Nur bundeseinheitliche Vorgaben im Bereich der Genehmigungsverfahren für Veranstaltungen sichern der Branche eine Möglichkeit zur Wiederaufnahme der kulturellen und wirtschaftlichen Tätigkeiten. Nur so kann nach so langer Zeit ein professionelles und sicheres Umfeld bei Veranstaltungen gewährleistet werden und verloren gegangenes Vertrauen der Veranstaltungsbesucher wieder entstehen.

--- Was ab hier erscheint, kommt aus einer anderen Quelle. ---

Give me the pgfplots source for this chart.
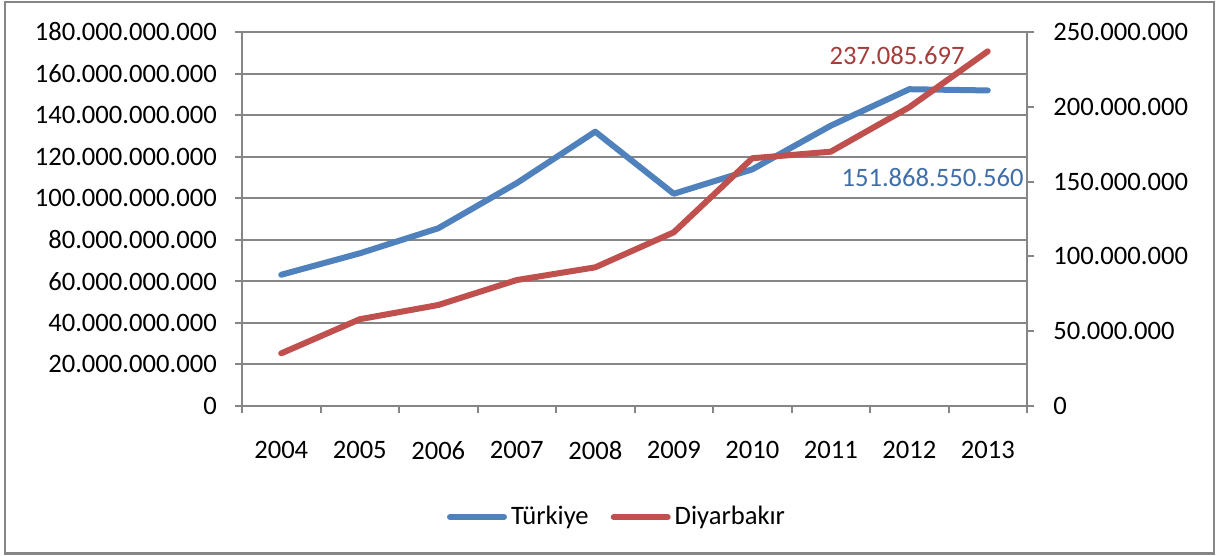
\documentclass[border=0pt]{standalone}
\usepackage{pgfplots}
\pgfplotsset{compat=1.18}
\usepackage{fontspec}
\setmainfont{Carlito}
\definecolor{tblue}{HTML}{4F81BD}
\definecolor{dred}{HTML}{C0504D}
\definecolor{lblue}{HTML}{3F6EA8}
\definecolor{lred}{HTML}{A63D3A}
\definecolor{gridc}{HTML}{868686}
\newcommand{\cf}{\fontsize{13.3}{15}\selectfont}
\begin{document}
\cf
\begin{tikzpicture}[x=1pt,y=1pt]
\useasboundingbox (0,0) rectangle (608,278);
\draw[gridc, line width=1.2pt] (2.6,1.2) rectangle (607,277);
\pgfplotsset{
  every axis/.append style={
    at={(121pt,75pt)}, anchor=south west,
    scale only axis, width=392.5pt, height=187pt,
    xmin=-0.5, xmax=9.5,
    axis line style={gridc, line width=1pt},
    tick style={gridc, line width=1pt},
    major tick length=3.5pt,
    tick align=outside,
    ticklabel style={font=\cf},
  }
}
\begin{axis}[
  ymin=0, ymax=180,
  ytick={0,20,...,180},
  yticklabels={0,20.000.000.000,40.000.000.000,60.000.000.000,80.000.000.000,100.000.000.000,120.000.000.000,140.000.000.000,160.000.000.000,180.000.000.000},
  ymajorgrids, grid style={gridc, line width=1pt},
  axis y line*=left,
  axis x line*=bottom,
  xtick={-0.5,0.5,...,9.5},
  xticklabels={},
  extra x ticks={0,1,...,9},
  extra x tick labels={2004,2005,2006,2007,2008,2009,2010,2011,2012,2013},
  extra x tick style={major tick length=0pt, xticklabel style={yshift=-13pt}},
  yticklabel style={xshift=-4.5pt},
  legend columns=2,
  legend style={at={(0.479,-0.297)}, anchor=center, draw=none, fill=none,
    font=\cf,
    /tikz/every even column/.append style={column sep=9pt}},
  legend image code/.code={\draw[#1, line cap=round] (0pt,0pt) -- (27pt,0pt);},
  clip=false,
]
\addplot[tblue, line width=3pt, line cap=round, line join=round] coordinates {
(0,63.17) (1,73.48) (2,85.53) (3,107.27) (4,132.03) (5,102.14) (6,113.88) (7,134.91) (8,152.46) (9,151.87)};
\addlegendentry{Türkiye}
\addlegendimage{dred, line width=3pt}
\addlegendentry{Diyarbakır}
\node[anchor=east, text=lblue, font=\cf] at (axis cs:9,151.87) [xshift=22.5pt, yshift=-43.5pt] {151.868.550.560};
\end{axis}
\begin{axis}[
  ymin=0, ymax=250,
  ytick={0,50,...,250},
  yticklabels={0,50.000.000,100.000.000,150.000.000,200.000.000,250.000.000},
  axis y line*=right,
  axis x line=none,
  yticklabel style={xshift=5pt},
  clip=false,
]
\addplot[dred, line width=3pt, line cap=round, line join=round] coordinates {
(0,35.2) (1,58.0) (2,67.5) (3,84.2) (4,92.7) (5,116.1) (6,165.6) (7,170.0) (8,199.7) (9,237.085697)};
\node[anchor=east, text=lred, font=\cf] at (axis cs:9,237.085697) [xshift=-7pt, yshift=-2pt] {237.085.697};
\end{axis}
\end{tikzpicture}
\end{document}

9. Öffentliche Unterstützung für einen wichtigen Wirtschaftszweig
Die Branche benötigt ein eindeutiges Bekenntnis der politischen Führung Deutschlands zur Messeund Veranstaltungswirtschaft und zum Besuch von Präsenzveranstaltungen. Das vom Forum vorgestellte Konjunkturprogramm „Die Zukunft gemeinsam gestalten“ zeigt den Weg zu einer Stärkung des politischen Dialogs mit den Bürgern, damit aber gleichsam auch aller Sparten der Veranstaltungswirtschaft. Aktuelle wirtschaftliche und politische Themen können in Veranstaltungen integriert und so mit den Bürgern diskutiert werden. Die Unternehmen der Veranstaltungsbranche würden bei Umsetzung des vom Forum Veranstaltungswirtschaft erarbeiteten Programms, gezielt mit öffentlichen Mitteln gefördert und profitierten von einer dringend notwendigen Konjunkturspritze, die vielen Firmen das wirtschaftliche Überleben ermöglichen wird und zugleich viele Arbeitsplätze sichert.
Das Forum Veranstaltungswirtschaft ist die Allianz sechs maßgeblicher Verbände des Wirtschaftsbereichs. Dazu zählen: der BDKV (Bundesverband der Konzert- und Veranstaltungswirtschaft e.V.), der EVVC (Europäischer Verband der Veranstaltungs-Centren e.V.), der FAMA (Fachverband Messen und Ausstellungen e.V.), die ISDV (Interessengemeinschaft der selbständigen Dienstleisterinnen und Dienstleister in der Veranstaltungswirtschaft e.V.), der LIVEKOMM (Verband der Musikspielstätten in Deutschland e.V.) und der VPLT (Der Verband für Medien- und Veranstaltungstechnik e.V.).